>>>>>

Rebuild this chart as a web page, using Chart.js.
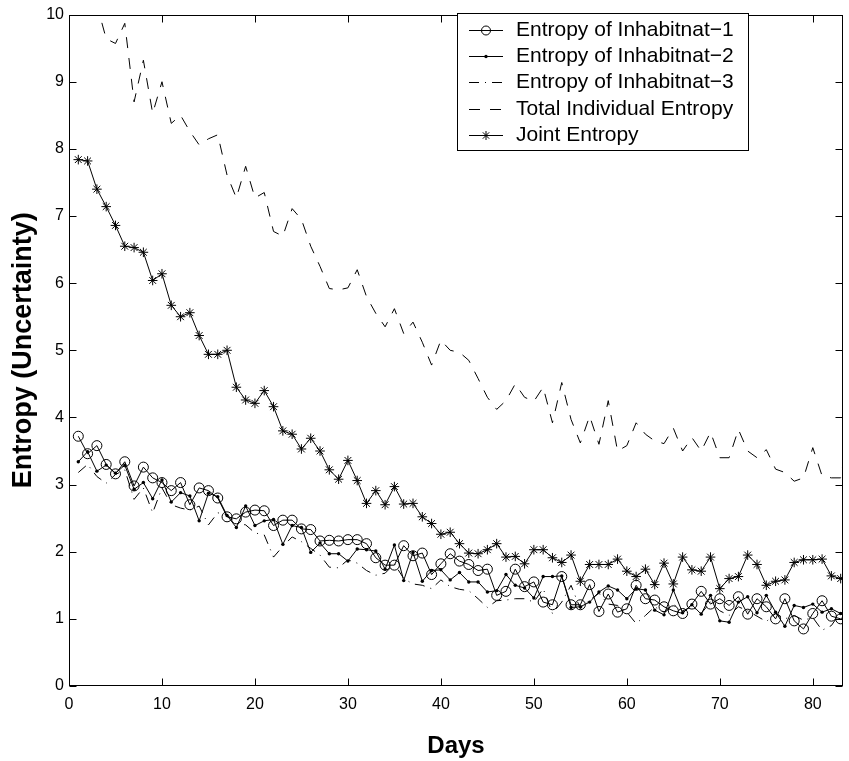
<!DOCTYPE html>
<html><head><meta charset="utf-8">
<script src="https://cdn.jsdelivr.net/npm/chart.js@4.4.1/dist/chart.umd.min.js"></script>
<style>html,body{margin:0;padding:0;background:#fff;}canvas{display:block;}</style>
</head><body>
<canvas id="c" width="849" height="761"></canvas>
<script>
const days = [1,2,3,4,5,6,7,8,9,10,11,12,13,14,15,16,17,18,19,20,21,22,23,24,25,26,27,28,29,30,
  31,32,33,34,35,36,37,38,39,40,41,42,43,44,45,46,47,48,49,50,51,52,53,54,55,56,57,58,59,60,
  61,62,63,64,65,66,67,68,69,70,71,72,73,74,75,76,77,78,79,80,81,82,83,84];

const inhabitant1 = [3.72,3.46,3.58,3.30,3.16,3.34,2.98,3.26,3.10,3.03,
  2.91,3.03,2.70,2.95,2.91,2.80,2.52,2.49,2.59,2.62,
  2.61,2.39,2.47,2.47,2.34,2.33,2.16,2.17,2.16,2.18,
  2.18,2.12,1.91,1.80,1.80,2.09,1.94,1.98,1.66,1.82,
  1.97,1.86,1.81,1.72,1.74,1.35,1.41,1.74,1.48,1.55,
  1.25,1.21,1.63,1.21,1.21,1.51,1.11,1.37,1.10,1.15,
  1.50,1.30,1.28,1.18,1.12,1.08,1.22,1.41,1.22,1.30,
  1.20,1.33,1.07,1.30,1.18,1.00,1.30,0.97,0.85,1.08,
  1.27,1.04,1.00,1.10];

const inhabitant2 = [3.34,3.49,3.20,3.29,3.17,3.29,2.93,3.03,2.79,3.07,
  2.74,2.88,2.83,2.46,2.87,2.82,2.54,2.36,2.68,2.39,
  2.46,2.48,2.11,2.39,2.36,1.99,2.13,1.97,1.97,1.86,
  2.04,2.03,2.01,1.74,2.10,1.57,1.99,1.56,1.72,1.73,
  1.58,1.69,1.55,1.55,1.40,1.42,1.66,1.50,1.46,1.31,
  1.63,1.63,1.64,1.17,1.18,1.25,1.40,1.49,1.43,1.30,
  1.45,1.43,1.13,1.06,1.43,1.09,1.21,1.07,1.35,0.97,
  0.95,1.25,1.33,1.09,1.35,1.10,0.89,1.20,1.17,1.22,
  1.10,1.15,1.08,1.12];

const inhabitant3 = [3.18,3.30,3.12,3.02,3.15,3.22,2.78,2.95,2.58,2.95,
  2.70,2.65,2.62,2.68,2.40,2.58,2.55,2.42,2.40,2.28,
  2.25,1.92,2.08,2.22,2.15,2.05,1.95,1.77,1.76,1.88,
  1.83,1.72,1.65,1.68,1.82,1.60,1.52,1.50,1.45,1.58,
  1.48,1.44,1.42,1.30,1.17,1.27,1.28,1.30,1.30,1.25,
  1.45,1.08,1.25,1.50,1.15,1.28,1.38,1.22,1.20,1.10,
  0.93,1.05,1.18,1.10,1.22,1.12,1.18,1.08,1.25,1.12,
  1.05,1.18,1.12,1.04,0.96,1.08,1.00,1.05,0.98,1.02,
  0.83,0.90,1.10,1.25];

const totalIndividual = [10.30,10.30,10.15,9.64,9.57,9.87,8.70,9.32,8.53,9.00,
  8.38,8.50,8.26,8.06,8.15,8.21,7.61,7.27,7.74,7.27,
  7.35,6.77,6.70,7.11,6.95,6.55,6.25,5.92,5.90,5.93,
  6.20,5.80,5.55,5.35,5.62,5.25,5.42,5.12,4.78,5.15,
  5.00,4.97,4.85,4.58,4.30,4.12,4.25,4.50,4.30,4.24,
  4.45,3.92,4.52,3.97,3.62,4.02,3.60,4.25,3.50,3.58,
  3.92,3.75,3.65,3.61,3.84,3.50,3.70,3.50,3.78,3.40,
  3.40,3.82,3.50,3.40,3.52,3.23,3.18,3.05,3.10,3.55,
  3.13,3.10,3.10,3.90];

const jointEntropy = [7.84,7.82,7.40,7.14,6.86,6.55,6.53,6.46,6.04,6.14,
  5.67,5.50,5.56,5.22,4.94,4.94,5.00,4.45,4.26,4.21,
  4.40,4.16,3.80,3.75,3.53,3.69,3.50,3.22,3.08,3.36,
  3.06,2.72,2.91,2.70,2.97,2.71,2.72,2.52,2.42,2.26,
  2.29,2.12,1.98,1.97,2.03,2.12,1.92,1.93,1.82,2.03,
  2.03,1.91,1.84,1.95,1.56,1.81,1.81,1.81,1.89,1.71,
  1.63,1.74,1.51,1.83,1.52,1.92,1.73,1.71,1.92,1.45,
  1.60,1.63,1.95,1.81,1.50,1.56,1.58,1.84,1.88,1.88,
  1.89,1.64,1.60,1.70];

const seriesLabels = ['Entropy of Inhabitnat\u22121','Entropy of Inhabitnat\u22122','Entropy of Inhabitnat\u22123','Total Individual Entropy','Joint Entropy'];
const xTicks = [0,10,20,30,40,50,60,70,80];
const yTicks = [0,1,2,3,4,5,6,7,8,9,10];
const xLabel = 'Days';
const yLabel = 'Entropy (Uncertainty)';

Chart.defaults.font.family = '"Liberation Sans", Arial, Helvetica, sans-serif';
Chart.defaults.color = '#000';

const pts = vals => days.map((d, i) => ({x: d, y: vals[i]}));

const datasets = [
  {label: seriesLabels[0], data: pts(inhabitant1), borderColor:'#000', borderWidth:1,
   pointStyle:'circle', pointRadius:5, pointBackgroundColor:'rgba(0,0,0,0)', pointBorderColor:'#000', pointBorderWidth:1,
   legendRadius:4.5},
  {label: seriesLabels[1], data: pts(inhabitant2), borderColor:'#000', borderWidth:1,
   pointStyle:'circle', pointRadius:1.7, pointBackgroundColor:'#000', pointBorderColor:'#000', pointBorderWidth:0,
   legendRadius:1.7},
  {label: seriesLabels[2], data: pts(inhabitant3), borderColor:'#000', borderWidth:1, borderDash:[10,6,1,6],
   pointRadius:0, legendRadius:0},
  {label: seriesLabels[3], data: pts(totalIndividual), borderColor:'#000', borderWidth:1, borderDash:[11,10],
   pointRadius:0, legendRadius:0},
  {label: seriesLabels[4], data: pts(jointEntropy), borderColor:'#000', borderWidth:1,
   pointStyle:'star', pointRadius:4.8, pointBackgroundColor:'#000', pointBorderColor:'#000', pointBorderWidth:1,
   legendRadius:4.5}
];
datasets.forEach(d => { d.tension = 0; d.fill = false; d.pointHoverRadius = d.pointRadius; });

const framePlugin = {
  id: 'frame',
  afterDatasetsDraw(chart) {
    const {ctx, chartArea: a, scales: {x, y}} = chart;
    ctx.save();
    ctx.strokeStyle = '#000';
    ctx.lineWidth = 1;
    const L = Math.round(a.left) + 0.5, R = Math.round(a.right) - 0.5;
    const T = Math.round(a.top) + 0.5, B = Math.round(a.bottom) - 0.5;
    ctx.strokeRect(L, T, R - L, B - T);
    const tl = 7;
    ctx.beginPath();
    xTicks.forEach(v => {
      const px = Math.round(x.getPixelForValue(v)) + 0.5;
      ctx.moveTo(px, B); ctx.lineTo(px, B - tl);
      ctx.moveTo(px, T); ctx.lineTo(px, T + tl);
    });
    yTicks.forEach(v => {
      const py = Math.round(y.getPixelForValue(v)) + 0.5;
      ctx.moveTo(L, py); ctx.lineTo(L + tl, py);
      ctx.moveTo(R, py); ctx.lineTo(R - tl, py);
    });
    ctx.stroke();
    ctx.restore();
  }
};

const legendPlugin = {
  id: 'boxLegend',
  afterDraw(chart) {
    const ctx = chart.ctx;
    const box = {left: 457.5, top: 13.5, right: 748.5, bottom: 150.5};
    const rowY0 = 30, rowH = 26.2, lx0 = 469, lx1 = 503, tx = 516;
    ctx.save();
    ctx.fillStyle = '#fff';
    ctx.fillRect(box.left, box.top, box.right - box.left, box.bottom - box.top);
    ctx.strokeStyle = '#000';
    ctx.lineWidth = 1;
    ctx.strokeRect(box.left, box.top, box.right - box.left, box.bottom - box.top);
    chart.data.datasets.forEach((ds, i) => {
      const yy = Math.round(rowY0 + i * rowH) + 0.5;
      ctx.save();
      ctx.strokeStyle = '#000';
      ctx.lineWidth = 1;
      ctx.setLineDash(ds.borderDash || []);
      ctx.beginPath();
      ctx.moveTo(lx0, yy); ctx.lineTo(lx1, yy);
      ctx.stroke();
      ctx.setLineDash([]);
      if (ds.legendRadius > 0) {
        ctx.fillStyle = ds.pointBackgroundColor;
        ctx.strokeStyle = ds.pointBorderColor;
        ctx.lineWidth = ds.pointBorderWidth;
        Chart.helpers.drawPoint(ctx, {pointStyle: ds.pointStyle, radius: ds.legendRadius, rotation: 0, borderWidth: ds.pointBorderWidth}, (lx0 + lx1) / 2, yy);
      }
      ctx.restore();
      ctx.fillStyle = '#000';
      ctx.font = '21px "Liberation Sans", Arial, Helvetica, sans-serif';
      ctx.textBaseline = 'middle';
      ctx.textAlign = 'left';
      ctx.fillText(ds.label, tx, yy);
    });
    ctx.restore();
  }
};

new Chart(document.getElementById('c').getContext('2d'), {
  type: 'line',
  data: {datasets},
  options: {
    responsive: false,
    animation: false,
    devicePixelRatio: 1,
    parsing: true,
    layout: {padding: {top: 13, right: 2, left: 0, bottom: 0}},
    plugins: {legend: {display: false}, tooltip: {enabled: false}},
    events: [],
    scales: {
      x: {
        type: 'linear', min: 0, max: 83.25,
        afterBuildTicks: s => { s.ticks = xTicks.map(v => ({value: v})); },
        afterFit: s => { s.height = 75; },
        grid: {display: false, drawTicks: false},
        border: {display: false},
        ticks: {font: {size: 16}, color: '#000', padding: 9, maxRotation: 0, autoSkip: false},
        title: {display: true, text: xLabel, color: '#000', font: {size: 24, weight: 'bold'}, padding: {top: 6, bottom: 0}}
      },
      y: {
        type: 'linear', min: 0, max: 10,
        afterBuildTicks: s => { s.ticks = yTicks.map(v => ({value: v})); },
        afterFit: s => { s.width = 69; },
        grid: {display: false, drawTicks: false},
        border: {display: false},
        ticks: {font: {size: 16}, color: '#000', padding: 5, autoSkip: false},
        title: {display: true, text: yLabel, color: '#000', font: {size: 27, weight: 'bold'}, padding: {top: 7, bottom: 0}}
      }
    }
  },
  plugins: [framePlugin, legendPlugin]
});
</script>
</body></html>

<<<<<

YOUR INSTRUCTIONS
Repeat only the lines from the beginning of the material through the line containing "0.83,0.90,1.10,1.25];", both ends kept, leaving pictures out.

RESPONSE TO THIS EXERCISE
Rebuild this chart as a web page, using Chart.js.
<!DOCTYPE html>
<html><head><meta charset="utf-8">
<script src="https://cdn.jsdelivr.net/npm/chart.js@4.4.1/dist/chart.umd.min.js"></script>
<style>html,body{margin:0;padding:0;background:#fff;}canvas{display:block;}</style>
</head><body>
<canvas id="c" width="849" height="761"></canvas>
<script>
const days = [1,2,3,4,5,6,7,8,9,10,11,12,13,14,15,16,17,18,19,20,21,22,23,24,25,26,27,28,29,30,
  31,32,33,34,35,36,37,38,39,40,41,42,43,44,45,46,47,48,49,50,51,52,53,54,55,56,57,58,59,60,
  61,62,63,64,65,66,67,68,69,70,71,72,73,74,75,76,77,78,79,80,81,82,83,84];

const inhabitant1 = [3.72,3.46,3.58,3.30,3.16,3.34,2.98,3.26,3.10,3.03,
  2.91,3.03,2.70,2.95,2.91,2.80,2.52,2.49,2.59,2.62,
  2.61,2.39,2.47,2.47,2.34,2.33,2.16,2.17,2.16,2.18,
  2.18,2.12,1.91,1.80,1.80,2.09,1.94,1.98,1.66,1.82,
  1.97,1.86,1.81,1.72,1.74,1.35,1.41,1.74,1.48,1.55,
  1.25,1.21,1.63,1.21,1.21,1.51,1.11,1.37,1.10,1.15,
  1.50,1.30,1.28,1.18,1.12,1.08,1.22,1.41,1.22,1.30,
  1.20,1.33,1.07,1.30,1.18,1.00,1.30,0.97,0.85,1.08,
  1.27,1.04,1.00,1.10];

const inhabitant2 = [3.34,3.49,3.20,3.29,3.17,3.29,2.93,3.03,2.79,3.07,
  2.74,2.88,2.83,2.46,2.87,2.82,2.54,2.36,2.68,2.39,
  2.46,2.48,2.11,2.39,2.36,1.99,2.13,1.97,1.97,1.86,
  2.04,2.03,2.01,1.74,2.10,1.57,1.99,1.56,1.72,1.73,
  1.58,1.69,1.55,1.55,1.40,1.42,1.66,1.50,1.46,1.31,
  1.63,1.63,1.64,1.17,1.18,1.25,1.40,1.49,1.43,1.30,
  1.45,1.43,1.13,1.06,1.43,1.09,1.21,1.07,1.35,0.97,
  0.95,1.25,1.33,1.09,1.35,1.10,0.89,1.20,1.17,1.22,
  1.10,1.15,1.08,1.12];

const inhabitant3 = [3.18,3.30,3.12,3.02,3.15,3.22,2.78,2.95,2.58,2.95,
  2.70,2.65,2.62,2.68,2.40,2.58,2.55,2.42,2.40,2.28,
  2.25,1.92,2.08,2.22,2.15,2.05,1.95,1.77,1.76,1.88,
  1.83,1.72,1.65,1.68,1.82,1.60,1.52,1.50,1.45,1.58,
  1.48,1.44,1.42,1.30,1.17,1.27,1.28,1.30,1.30,1.25,
  1.45,1.08,1.25,1.50,1.15,1.28,1.38,1.22,1.20,1.10,
  0.93,1.05,1.18,1.10,1.22,1.12,1.18,1.08,1.25,1.12,
  1.05,1.18,1.12,1.04,0.96,1.08,1.00,1.05,0.98,1.02,
  0.83,0.90,1.10,1.25];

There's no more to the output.